Nel 1831 evitò con cura di mettersi in mostra e, passata la bufera, compilò una lista di 79 rivoluzionari a lui noti: ma a dimostrare che il B. provò qualche esitazione nello svolgimento del suo compito sta il fatto che, come già nel 1828, denunziando i liberali di Firenze, non aveva voluto infierire sul Leopardi, così ora nel 1831 cercava di sviare la polizia austriaca comunicando informazioni inesatte sul suo amico Domenico Giglioli, uno tra i tanti compromessi nel moto di Modena.
Dal 1829 prese ad occuparsi dell'attività della figlia Marianna, divenuta una celebre cantante.
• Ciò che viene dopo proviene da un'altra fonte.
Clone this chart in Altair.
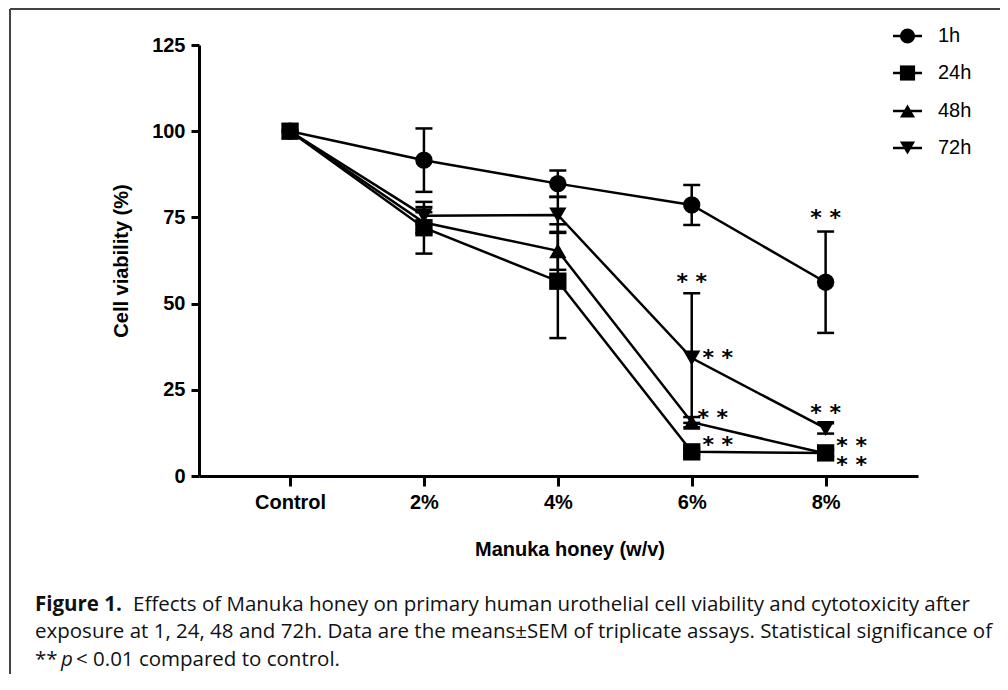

In tale lavoro il B. trovò la tranquillità e Pagiatezza che erano mancate alla sua vita: purtroppo però nel 1838, per una malattia ai bronchi, Marianna dovette lasciare il canto. Invano il B. tentò di rientrare in contatto con il Vieusseux: non ebbe neanche risposta; solo il Giordani, che forse nel 1834 era stato processato proprio per le sue delazioni, cercò di essergli vicino. Nel 1843 il B. perdeva la moglie; tre anni dopo, all'avvento di Pio IX, era nominato giudice supplente per la giurisdizione di Forlì, dove si era stabilito poco prima della morte della moglie.
E a Forlì il B. si spegneva il 2 ag. 1848.